Roger is pretty quiet this episode, but manages to have sex with Megan’s mom again and ends the episode tripping on LSD.
Finally, there’s Don, who’s having visions of his dead brother all episode long seemingly brought on by his toothache but more likely because of guilt over Lane’s death. [Lane hung himself just like his brother did, after both begging for Don’s help.] He’s having to suffer a miserable Megan who can’t seem to land an acting job and feelings of restlessness in his career (the agency is doing so well it considers buying a second floor, but the work is clearly not exciting to Don anymore). He gives into her request to get her the lead in a commercial—-that she originally said she would try to get her friend but instead took it for herself—-and seems to know exactly where this marriage is headed (i.e. Betty) towards episode’s end. [His happiest scene in the finale is running into the recently-quit Peggy at a matinee movie theater.] The cliffhanger final scene involves a woman hitting on Don at a bar, asking “Are you alone?” and him giving her an ambiguous look that could mean he goes back to his adulterous ways after spending this season faithful.
Review of this (and the season): The show’s so often praised, let’s start with what didn’t work. For starters, after the show was criticized for years for not having more diversity among its cast or trying harder to incorporate minority viewpoints of the time period, they made a lot of noise this year by hiring Don’s black secretary, ummm…Dawn. This turned out to be nothing more than tokenism as Dawn had no significant story lines, scenes, or even dialogue. [As many characters talk about her as to her and she’s spoken to ten times more than she actually speaks. You could have replaced her with a black mannequin and gotten the same effect…unfortunately.] We don’t get her viewpoint, thoughts, or feelings at all, and it’s telling that the most significant scene involving Dawn was her sitting in Peggy’s apartment, listening to her complain.
Then there’s no denying that this was the least significant finale they’ve ever had.
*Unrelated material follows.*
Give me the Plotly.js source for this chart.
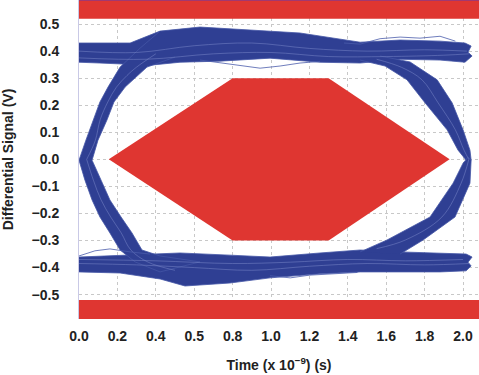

Although the two episodes before this one featured major changes for the show (Lane’s suicide, landing the Jaguar account, Peggy’s departure to another agency) the actual finale featured nothing as significant as season 3’s ending of Don’s marriage/beginning of a new agency or season 4’s salvation of the agency/surprise engagement to Megan. It’s hard to look at this episode and see a thrilling new direction for the show, as it mostly involves going back to where we were at in season 1 (a thriving agency commercially but not soulfully, Lane not on the scene, Roger having sex with anything that moves, Don cheating, etc.).
Still, all that begin said and considered, it was a strong episode and a fitting ending to a strong season. And all those complaints laid out only show how superior Mad Men is to practically anything else on TV (I still say Breaking Bad is the better show). The fact that I’m able to say this season was merely as good as the others, is actually a very strong compliment when you consider the roster of cable dramas that started out good and grew bad (True Blood, The Walking Dead, Treme) or just as likely started out bad and stayed that way (Shameless, The Killing).
With Breaking Bad ending its run soon, I’ll be the first to admit how necessary Mad Men is to the cable landscape. It shows other dramas what they should be, and the networks (home to the abysmal ripoffs The Playboy Club and Pan Am) what they can never be.